Of the hundreds of ‘How to Write’ books, I suspect there are very few you actually need. “Self-Editing for Fiction Writers”, Gotham Writer’s Workshop’s Writing Fiction workbook, and How to write Science Fiction and Fantasy helped me tremendously. Add in Steven Pressfield’s ‘War of Art’, and Stephen King’s Memoir on Craft.
But STORY by Robert McKee is dope-slapping me in the best possible way. I haven’t highlighted and underlined a book in years. This however is so perceptive and articulate, not only am I marking it up like a middle-schooler, I’m reading portions aloud to my wife. Ounce of prevention is worth a pound of cure. Looking back over the last four years, if I’d only read this first…

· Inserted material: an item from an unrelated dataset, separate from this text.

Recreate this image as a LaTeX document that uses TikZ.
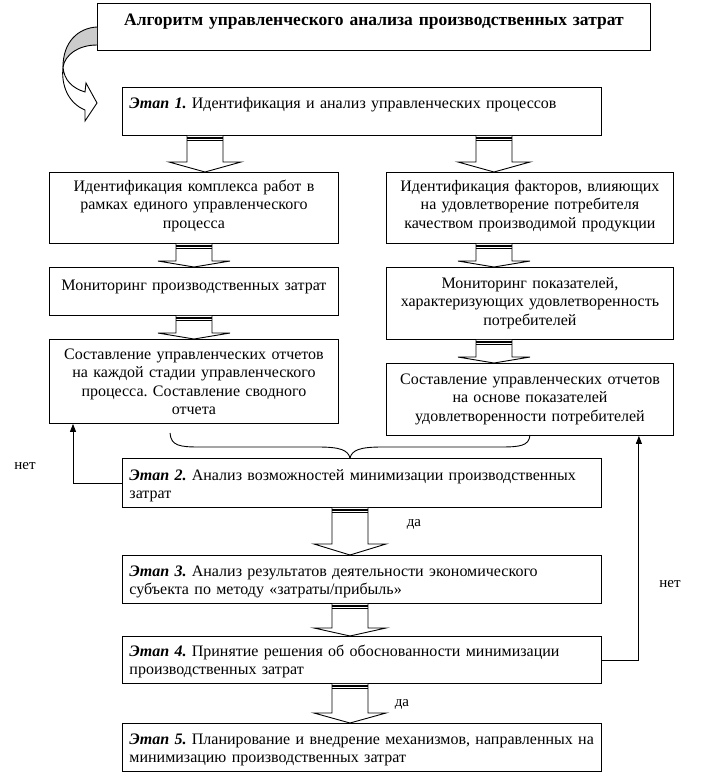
\documentclass[tikz,border=0pt]{standalone}
\usepackage{fontspec}
\setmainfont{Liberation Serif}
\usetikzlibrary{positioning, arrows.meta, calc}

\tikzset{
  box/.style={draw, line width=0.9pt, fill=white, inner ysep=0pt, anchor=north west},
  stagebox/.style={box, text width=465pt, inner xsep=7pt, align=left},
  colbox/.style={box, inner xsep=4pt, align=center},
  fback/.style={line width=0.9pt, -{Triangle[width=6pt,length=8pt]}},
  lbl/.style={inner sep=1pt, font=\fontsize{15pt}{17pt}\selectfont},
}

\newcommand{\stage}[1]{\textbf{\textit{Этап #1.}}}

% hollow block arrow: x, upper node, lower node, head height
\newcommand{\blockarrow}[4]{%
  \coordinate (bt) at (#1,0 |- #2.south);
  \coordinate (bb) at (#1,0 |- #3.north);
  \draw[line width=0.9pt, fill=white] ($(bt)+(-18,0)$) -- ($(bb)+(-18,-#4)$) -- ($(bb)+(-36,-#4)$)
    -- (bb) -- ($(bb)+(36,-#4)$) -- ($(bb)+(18,-#4)$) -- ($(bt)+(18,0)$);
  \draw[line width=1.5pt] ($(bt)+(-18,2.3)$) -- ($(bt)+(18,2.3)$);
  \draw[line width=0.9pt] ($(bt)+(-18,5)$) -- ($(bt)+(18,5)$);
}

\begin{document}
\frenchspacing
\begin{tikzpicture}[x=1pt, y=-1pt, font=\fontsize{16pt}{18.5pt}\selectfont]
    \useasboundingbox (0,0) rectangle (712,774);

    % Title
    \node[box, text width=545pt, inner xsep=4pt, align=center, text height=22pt, text depth=25pt,
      font=\fontsize{17.5pt}{20pt}\selectfont] (titlebox) at (97,3)
      {\textbf{Алгоритм управленческого анализа производственных затрат}};

    % Stage 1
    \node[stagebox, text height=21pt, text depth=27pt] (st1) at (122,87)
      {\stage{1} Идентификация и анализ управленческих процессов};

    % Two columns
    \node[colbox, text width=281pt, text height=19pt, text depth=52pt] (lid) at (49,172)
      {Идентификация комплекса работ в\\ рамках единого управленческого\\ процесса};
    \node[colbox, text width=279pt, text height=19pt, text depth=52pt] (rid) at (386,172)
      {Идентификация факторов, влияющих\\ на удовлетворение потребителя\\ качеством производимой продукции};
    \node[colbox, text width=281pt, text height=23pt, text depth=25pt] (lmon) at (49,267)
      {Мониторинг производственных затрат};
    \node[colbox, text width=279pt, text height=21pt, text depth=51pt] (rmon) at (386,267)
      {Мониторинг показателей,\\ характеризующих удовлетворенность\\ потребителей};
    \node[colbox, text width=281pt, text height=20pt, text depth=64pt] (lrep) at (49,339)
      {Составление управленческих отчетов\\ на каждой стадии управленческого\\ процесса. Составление сводного\\ отчета};
    \node[colbox, text width=279pt, text height=21pt, text depth=51pt] (rrep) at (386,363)
      {Составление управленческих отчетов\\ на основе показателей\\ удовлетворенности потребителей};

    % Stages 2-5
    \node[stagebox, text height=22pt, text depth=27pt] (st2) at (122,458)
      {\stage{2} Анализ возможностей минимизации производственных\\ затрат};
    \node[stagebox, text height=21pt, text depth=27pt] (st3) at (122,555)
      {\stage{3} Анализ результатов деятельности экономического\\ субъекта по методу «затраты/прибыль»};
    \node[stagebox, text height=20pt, text depth=27pt] (st4) at (122,636)
      {\stage{4} Принятие решения об обоснованности минимизации\\ производственных затрат};
    \node[stagebox, text height=21pt, text depth=27pt] (st5) at (122,723)
      {\stage{5} Планирование и внедрение механизмов, направленных на\\ минимизацию производственных затрат};

    % Block arrows
    \blockarrow{205}{st1}{lid}{10}
    \blockarrow{494}{st1}{rid}{10}
    \blockarrow{194}{lid}{lmon}{6}
    \blockarrow{494}{rid}{rmon}{6}
    \blockarrow{194}{lmon}{lrep}{6}
    \blockarrow{494}{rmon}{rrep}{6}
    \blockarrow{350}{st2}{st3}{11}
    \blockarrow{350}{st3}{st4}{8}
    \blockarrow{350}{st4}{st5}{10}

    % Curved arrow from the title
    \fill[gray!40] (97,27) .. controls (78,28) and (63,42) .. (63,67)
      .. controls (65,55) and (78,45) .. (97,45) -- cycle;
    \draw[line width=0.9pt] (97,27) .. controls (78,28) and (63,42) .. (63,67);
    \draw[line width=0.9pt] (97,45) .. controls (78,45) and (65,55) .. (63,67);
    \draw[line width=0.9pt, fill=white] (63,67) .. controls (61,85) and (68,103) .. (85,110)
      -- (85,121) -- (97,103) -- (86,83) -- (85,92) .. controls (72,88) and (64,80) .. (63,67);

    % Brace into stage 2
    \coordinate (brL) at (170,433);
    \coordinate (brR) at (530,435);
    \coordinate (brT) at (350,458);
    \draw[line width=0.9pt] (brL) .. controls (171,446) and (180,447) .. (200,447) -- (318,447)
      .. controls (340,447) and (348,450) .. (brT);
    \draw[line width=0.9pt] (brR) .. controls (529,446) and (520,447) .. (500,447) -- (382,447)
      .. controls (360,447) and (352,450) .. (brT);

    % Feedback lines
    \draw[fback] (st2.west) -| ([xshift=24pt]lrep.south west);
    \draw[fback] (st4.east) -| ([xshift=-35pt]rrep.south east);

    % Labels
    \node[lbl] (no1) at (25,466) {нет};
    \node[lbl] (yes1) at (414,524) {да};
    \node[lbl] (no2) at (670,584) {нет};
    \node[lbl] (yes2) at (402,704) {да};
\end{tikzpicture}
\end{document}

By way of example, here are excerpts for all the ideological writers. (that includes Christians) who weigh their stories to the point of painful contrivance.

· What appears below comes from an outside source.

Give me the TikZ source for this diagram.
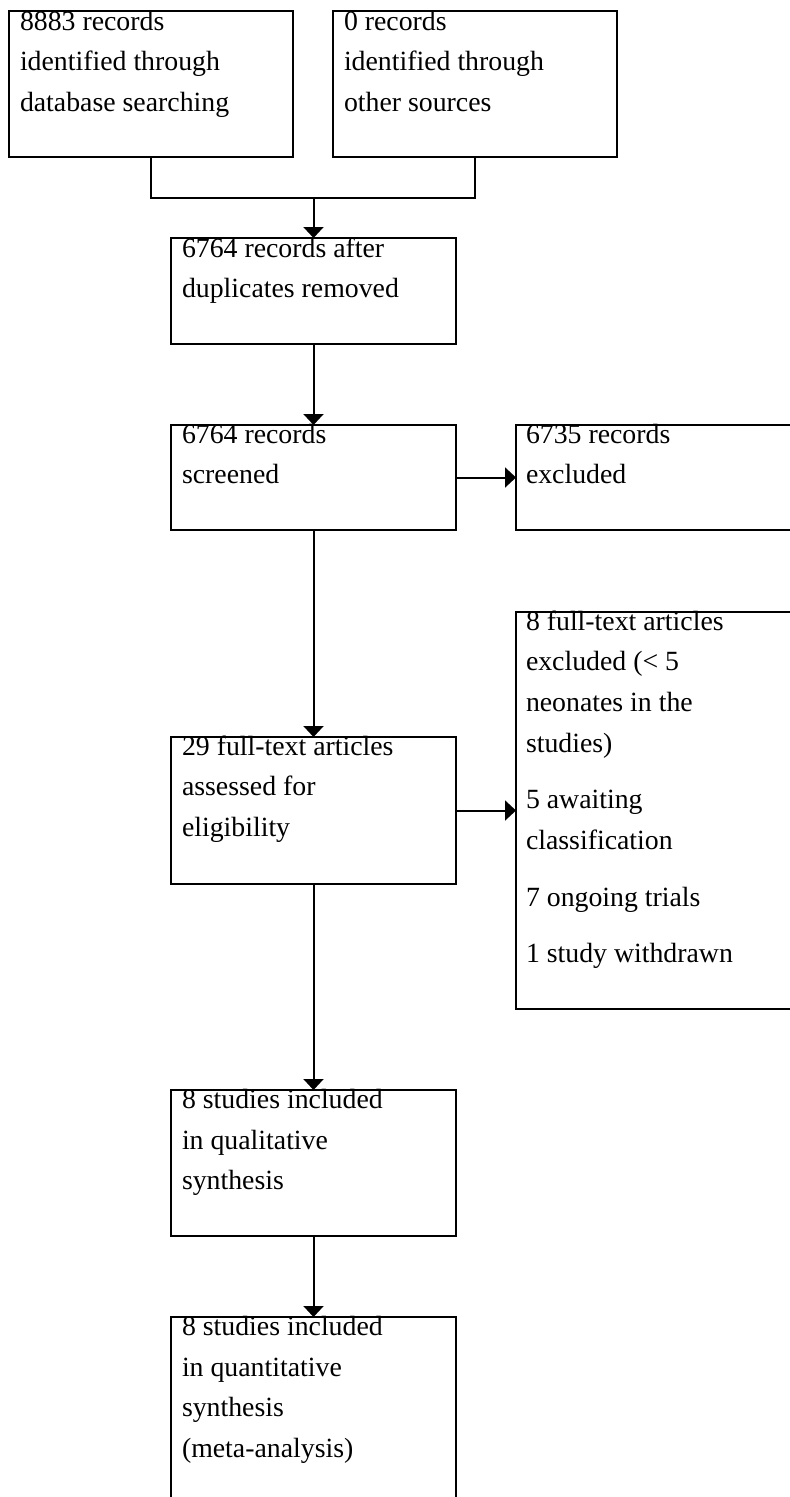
\documentclass[tikz,border=0pt]{standalone}
\usepackage{fontspec}
\setmainfont{Liberation Serif}
\usetikzlibrary{arrows.meta}
\tikzset{
  box/.style={draw, line width=1.6pt, inner sep=0pt, outer sep=0pt, rectangle},
  txt/.style={anchor=base west, inner sep=0pt, outer sep=0pt, font=\fontsize{27.8}{40.7}\selectfont},
  conn/.style={line width=2pt},
  arr/.style={line width=2pt, -{Triangle[length=11pt,width=20pt]}}
}
\newcommand{\lines}[1]{\begin{tabular}[t]{@{}l@{}}#1\end{tabular}}
\begin{document}
\begin{tikzpicture}[x=1pt,y=-1pt]
\useasboundingbox (0,0) rectangle (790,1497);
\clip (0,0) rectangle (790,1497);
% boxes
\node[box, minimum width=284pt, minimum height=146pt] (a) at (151,84) {};
\node[box, minimum width=284pt, minimum height=146pt] (b) at (475,84) {};
\node[box, minimum width=285pt, minimum height=106pt] (c) at (313.5,291) {};
\node[box, minimum width=285pt, minimum height=105pt] (d) at (313.5,477.5) {};
\node[box, minimum width=314pt, minimum height=105pt] (e) at (673,477.5) {};
\node[box, minimum width=285pt, minimum height=147pt] (f) at (313.5,810.5) {};
\node[box, minimum width=314pt, minimum height=397pt] (g) at (673,810.5) {};
\node[box, minimum width=285pt, minimum height=146pt] (h) at (313.5,1163) {};
\node[box, minimum width=285pt, minimum height=213pt] (i) at (313.5,1423.5) {};
% texts
\node[txt] (ta) at ([shift={(11,19)}]a.north west) {\lines{8883 records\\identified through\\database searching}};
\node[txt] (tb) at ([shift={(11,19)}]b.north west) {\lines{0 records\\identified through\\other sources}};
\node[txt] (tc) at ([shift={(11,19)}]c.north west) {\lines{6764 records after\\duplicates removed}};
\node[txt] (td) at ([shift={(11,18)}]d.north west) {\lines{6764 records\\screened}};
\node[txt] (te) at ([shift={(10,18)}]e.north west) {\lines{6735 records\\excluded}};
\node[txt] (tf) at ([shift={(11,18)}]f.north west) {\lines{29 full-text articles\\assessed for\\eligibility}};
\node[txt] (tg) at ([shift={(10,18)}]g.north west) {\lines{8 full-text articles\\excluded (< 5\\neonates in the\\studies)\\[16pt]5 awaiting\\classification\\[16pt]7 ongoing trials\\[16pt]1 study withdrawn}};
\node[txt] (th) at ([shift={(11,18.5)}]h.north west) {\lines{8 studies included\\in qualitative\\synthesis}};
\node[txt] (ti) at ([shift={(11,18.5)}]i.north west) {\lines{8 studies included\\in quantitative\\synthesis\\(meta-analysis)}};
% connectors
\coordinate (m) at (313.5,198);
\draw[conn] (a.south) |- (m) -| (b.south);
\draw[arr] (m) -- (c.north);
\draw[arr] (c.south) -- (d.north);
\draw[arr] (d.east) -- (e.west);
\draw[arr] (d.south) -- (f.north);
\draw[arr] (f.east) -- (g.west);
\draw[arr] (f.south) -- (h.north);
\draw[arr] (h.south) -- (i.north);
\end{tikzpicture}
\end{document}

When your premise is an idea you feel you must prove to the world, and you design your story as an undeniable certification of that idea, you set yourself on the road to didacticism. In your zeal to persuade, you will stifle the voice of the other side. Misusing and abusing art to preach, your screenplay (story) will become a thesis film, a thinly disguised sermon as you strive in a single stroke to convert the world. Didacticism results from the naive enthusiasm that fiction can be used like a scalpel to cut out the cancers of society.
Make no mistake, no one can achieve excellence as writer without being something of a philosopher and holding strong convictions. The trick is not to be a slave to your ideas, but to immerse yourself in life. For the proof of your vision is not how well you can assert your controlling idea, but its victory over the enormously powerful forces you array against it.
Story, Robert McKee. p 121,122
A novel is not a painting is not a symphony is not a film is not a sermon. Each discipline has its own requirements, opportunities, and boundaries. Be true to the one you’re called to. Pick this book up if you write fiction. Read it if you want to learn to write well.
“Fiction is about everything human and we are made out of dust, and if you scorn getting yourself dusty, then you shouldn’t try to write fiction. It’s not a grand enough job for you.”
“The writer operates at a peculiar crossroads where time and place and eternity somehow meet. His problem is to find that location.”